Someone even quoted me the old Mark Twain favorite: "Lies, damn lies and statistics." The implication was that the number was an attempt to shroud reality in pixie dust.

Buyers are told the market is so lopsided - 41,000 home listings chasing fewer than 2,000 monthly buyers - that bargains abound. Yet when they try to haggle down a home price, sellers recoil as if someone were demanding a pound of flesh from their firstborn.

Why the discrepancy between statistics and supposed reality? Where are all the hard-up sellers?

For one thing, the median home sales price can trend lower even in the absence of genuine price cutting. That's what happens when price-shy buyers steer to smaller, less expensive homes. You saw that happen with the increase in townhome sales.
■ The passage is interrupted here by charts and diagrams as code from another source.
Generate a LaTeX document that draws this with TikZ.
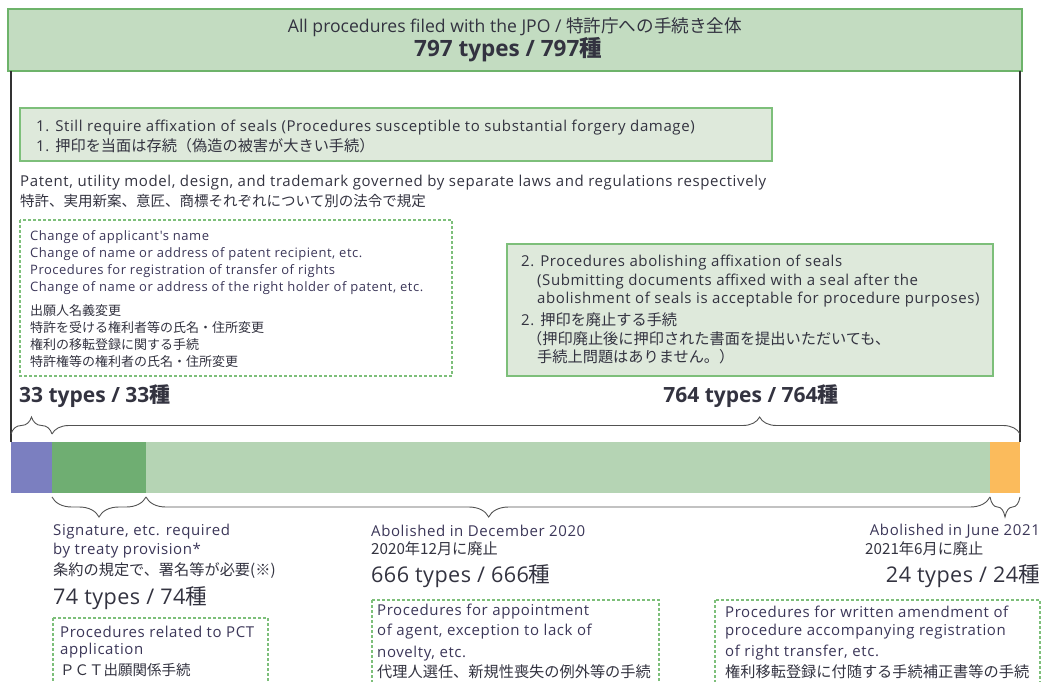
\documentclass[tikz,border=0pt]{standalone}
\usepackage{fontspec}
\setmainfont{Open Sans}
\newfontfamily\bodyf{Open Sans}[LetterSpace=4]
\newfontfamily\numf{Open Sans}[LetterSpace=2]
\newfontfamily\jp{Noto Sans CJK JP}
\usetikzlibrary{decorations.pathreplacing}
\definecolor{topfill}{HTML}{C3DCC1}
\definecolor{topline}{HTML}{6DB36A}
\definecolor{boxfill}{HTML}{DEE9DB}
\definecolor{boxline}{HTML}{7DBF7A}
\definecolor{dashc}{HTML}{7DBF7A}
\definecolor{barpurple}{HTML}{7B7FC0}
\definecolor{bardark}{HTML}{6FAE72}
\definecolor{barlight}{HTML}{B5D4B4}
\definecolor{barorange}{HTML}{FBBB5C}
\definecolor{txtc}{HTML}{333340}
\definecolor{engc}{HTML}{3B3658}
\definecolor{framec}{HTML}{333333}
\newcommand\fsT{\fontsize{17.6}{19}\selectfont}
\newcommand\fsB{\bodyf\fontsize{15}{17}\selectfont}
\newcommand\fsJ{\jp\fontsize{15.2}{17}\selectfont}
\newcommand\fsJn{\jp\fontsize{14.5}{16}\selectfont}
\newcommand\fsS{\bodyf\fontsize{13}{15}\selectfont}
\newcommand\fsSJ{\jp\fontsize{13}{15}\selectfont}
\newcommand\fsN{\numf\fontsize{21.6}{23}\selectfont}
\newcommand\fsBN{\bfseries\fontsize{21}{23}\selectfont}
\begin{document}
\begin{tikzpicture}[x=1pt,y=-1pt,
  txt/.style={anchor=west, inner sep=0pt, text=txtc, font=\fsB},
  jtx/.style={anchor=west, inner sep=0pt, text=txtc, font=\fsJ},
  eng/.style={anchor=west, inner sep=0pt, text=engc, font=\fsS},
  jps/.style={anchor=west, inner sep=0pt, text=txtc, font=\fsSJ},
  num/.style={inner sep=0pt, text=txtc, font=\fsN},
  bnum/.style={inner sep=0pt, text=txtc, font=\fsBN},
  greenbox/.style={draw=boxline, fill=boxfill, line width=1.3pt},
  dbox/.style={draw=dashc, line width=1.1pt, dash pattern=on 3pt off 2pt},
  brc/.style={draw=framec!85, line width=0.9pt, decorate}
]
\useasboundingbox (0,0) rectangle (1046,682);
% top box
\path[draw=topline, fill=topfill, line width=1.3pt] (8,9) rectangle (1022,71);
\node[inner sep=0pt, text=txtc, font=\fsT] (title) at (515,27) {All procedures filed with the JPO / {\jp 特許庁への手続き全体}};
\node[bnum, font=\bfseries\fontsize{22.5}{24}\selectfont] (total) at (508,50) {797 types / 797{\jp\bfseries 種}};
% frame
\coordinate (fl) at (11,71);
\coordinate (fr) at (1020,71);
\coordinate (bl) at (11,442);
\coordinate (br) at (1020,442);
\draw[framec, line width=1.5pt] (fl) -- (bl);
\draw[framec, line width=1.5pt] (fr) -- (br);
% box 1
\path[greenbox] (20,108) rectangle (772,161);
\node[txt] (b1a) at (36,128) {1. Still require affixation of seals (Procedures susceptible to substantial forgery damage)};
\node[txt] (b1b) at (36,146) {1. {\fsJ 押印を当面は存続（偽造の被害が大きい手続）}};
\node[txt] (pa) at (20,183) {Patent, utility model, design, and trademark governed by separate laws and regulations respectively};
\node[jtx, font=\fsJn] (pb) at (20,201) {特許、実用新案、意匠、商標それぞれについて別の法令で規定};
% dashed box A
\path[dbox] (20,220) rectangle (452,376);
\node[eng] (a1) at (30,237) {Change of applicant's name};
\node[eng] (a2) at (30,254) {Change of name or address of patent recipient, etc.};
\node[eng] (a3) at (30,271) {Procedures for registration of transfer of rights};
\node[eng] (a4) at (30,288) {Change of name or address of the right holder of patent, etc.};
\node[jps] (a5) at (30,311) {出願人名義変更};
\node[jps] (a6) at (30,328) {特許を受ける権利者等の氏名・住所変更};
\node[jps] (a7) at (30,345) {権利の移転登録に関する手続};
\node[jps] (a8) at (30,362) {特許権等の権利者の氏名・住所変更};
\node[bnum, anchor=west] (n33) at (19,396) {33 types / 33{\jp\bfseries 種}};
% box 2
\path[greenbox] (507,244) rectangle (993,376);
\node[txt] (c1) at (521,263) {2. Procedures abolishing affixation of seals};
\node[txt] (c2) at (537,282) {(Submitting documents affixed with a seal after the};
\node[txt] (c3) at (537,300) {abolishment of seals is acceptable for procedure purposes)};
\node[txt] (c4) at (521,320) {2. {\fsJ 押印を廃止する手続}};
\node[jtx] (c5) at (527,339) {（押印廃止後に押印された書面を提出いただいても、};
\node[jtx] (c6) at (537,357) {手続上問題はありません。）};
\node[bnum] (n764) at (751,396) {764 types / 764{\jp\bfseries 種}};
% bar
\coordinate (s0) at (11,442);
\coordinate (s1) at (52,442);
\coordinate (s2) at (146,442);
\coordinate (s3) at (990,442);
\coordinate (s4) at (1020,442);
\fill[barpurple] (11,442) rectangle (52,493);
\fill[bardark] (52,442) rectangle (146,493);
\fill[barlight] (146,442) rectangle (990,493);
\fill[barorange] (990,442) rectangle (1020,493);
% braces above
\draw[brc, decoration={brace, amplitude=17pt}] (11,434) -- (52,434);
\draw[brc, decoration={brace, amplitude=17pt, aspect=0.731}] (52,434) -- (1020,434);
% braces below
\draw[brc, decoration={brace, mirror, amplitude=20pt}] (52,497) -- (146,497);
\draw[brc, decoration={brace, mirror, amplitude=20pt, aspect=0.406}] (146,497) -- (990,497);
\draw[brc, decoration={brace, mirror, amplitude=20pt}] (990,497) -- (1020,497);
% lower left
\node[eng, font=\fsB] (d1) at (53,532) {Signature, etc. required};
\node[eng, font=\fsB] (d2) at (53,551) {by treaty provision*};
\node[jtx] (d3) at (53,571) {条約の規定で、署名等が必要(※)};
\node[num, anchor=west] (n74) at (53,598) {74 types / 74{\jp 種}};
\path[dbox] (53,618) rectangle (268,692);
\node[eng, font=\fsB] (e1) at (60,632) {Procedures related to PCT};
\node[eng, font=\fsB] (e2) at (60,651) {application};
\node[jtx, font=\fsJn] (e3) at (60,670) {ＰＣＴ出願関係手続};
% lower middle
\node[eng, font=\fsB] (f1) at (371,531) {Abolished in December 2020};
\node[jtx] (f2) at (371,549) {2020年12月に廃止};
\node[num, anchor=west] (n666) at (371,576) {666 types / 666{\jp 種}};
\path[dbox] (372,600) rectangle (659,692);
\node[eng, font=\fsB] (g1) at (377,612) {Procedures for appointment};
\node[eng, font=\fsB] (g2) at (377,632) {of agent, exception to lack of};
\node[eng, font=\fsB] (g3) at (377,654) {novelty, etc.};
\node[jtx] (g4) at (377,672) {代理人選任、新規性喪失の例外等の手続};
% lower right
\node[eng, font=\fsB, anchor=east] (h1) at (1040,531) {Abolished in June 2021};
\node[jtx] (h2) at (865,549) {2021年6月に廃止};
\node[num, anchor=east] (n24) at (1040,576) {24 types / 24{\jp 種}};
\path[dbox] (715,600) rectangle (1040,692);
\node[eng, font=\fsB] (i1) at (725,612) {Procedures for written amendment of};
\node[eng, font=\fsB] (i2) at (725,632) {procedure accompanying registration};
\node[eng, font=\fsB] (i3) at (725,653) {of right transfer, etc.};
\node[jtx] (i4) at (725,672) {権利移転登録に付随する手続補正書等の手続};
\end{tikzpicture}
\end{document}
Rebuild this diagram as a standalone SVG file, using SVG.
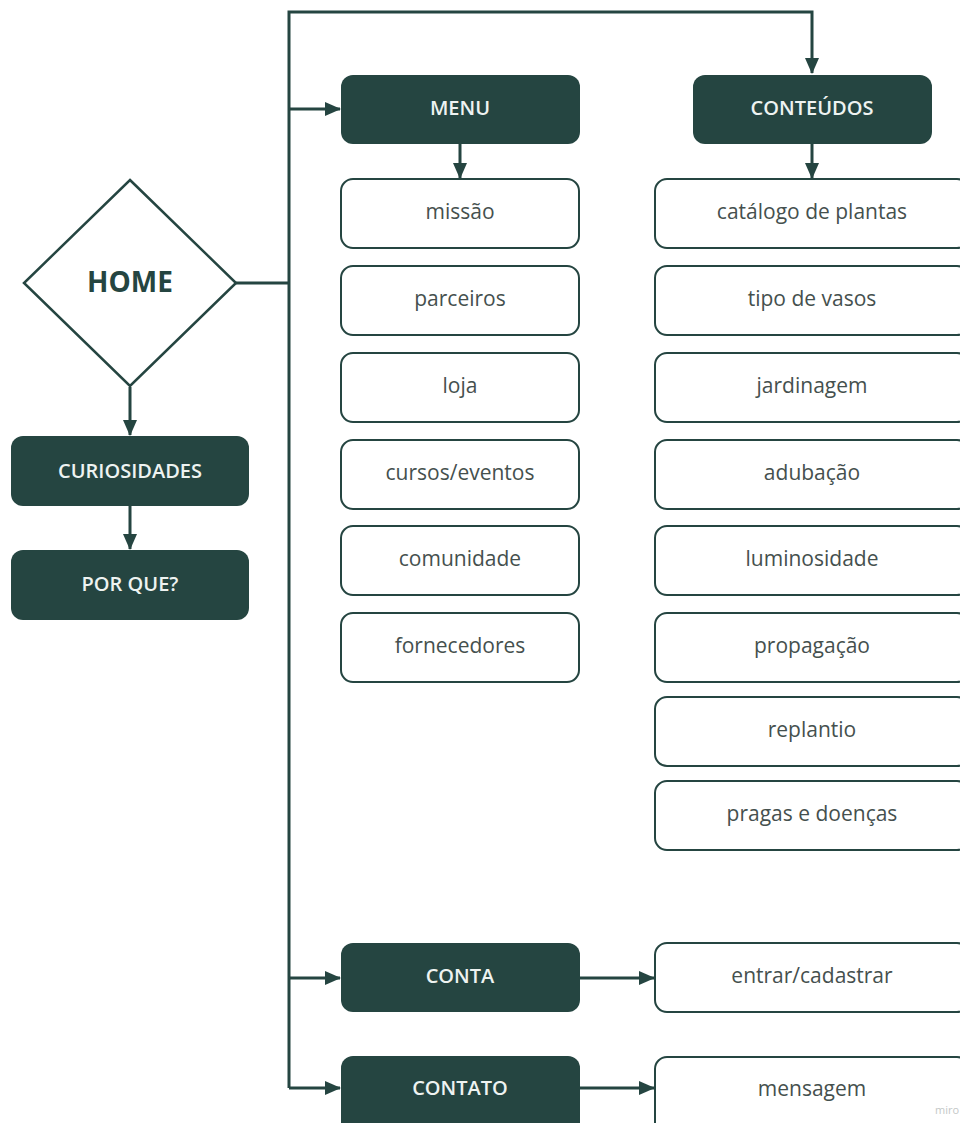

Another reason is more obvious: Sales prices record just that - homes that have sold. These days, that grocery basket includes a ton of homes hobbled in various ways: short sales, fire sales, foreclosure fixer-uppers.

Heard about all the homes selling for 60 cents on the dollar? Probably not. That's because many are snapped up by investors before the general public gets a glimpse. When the average buyer sees them they'll have been marked up and relisted.

Among the armies of less desperate sellers, people are reluctant to give their houses away. Pinellas County home sales data show a large gap in many neighborhoods between asking prices and sale prices. It's a sure sign of sellers who haven't come to grips with the glut.

In December in south St. Petersburg, 50 of the 1,207 homes listed for sale actually sold. But most of those 50 sellers had to cry uncle. Their average listing price was $352,000, a number that had plunged by closing to $310,000.

Little noted by statisticians are the no-sales and the near-sales, the deals that fell apart over price. If you're a buyer negotiating with a stubborn seller, you can be excused for thinking the 21 percent price decline is just a bunch of fluff.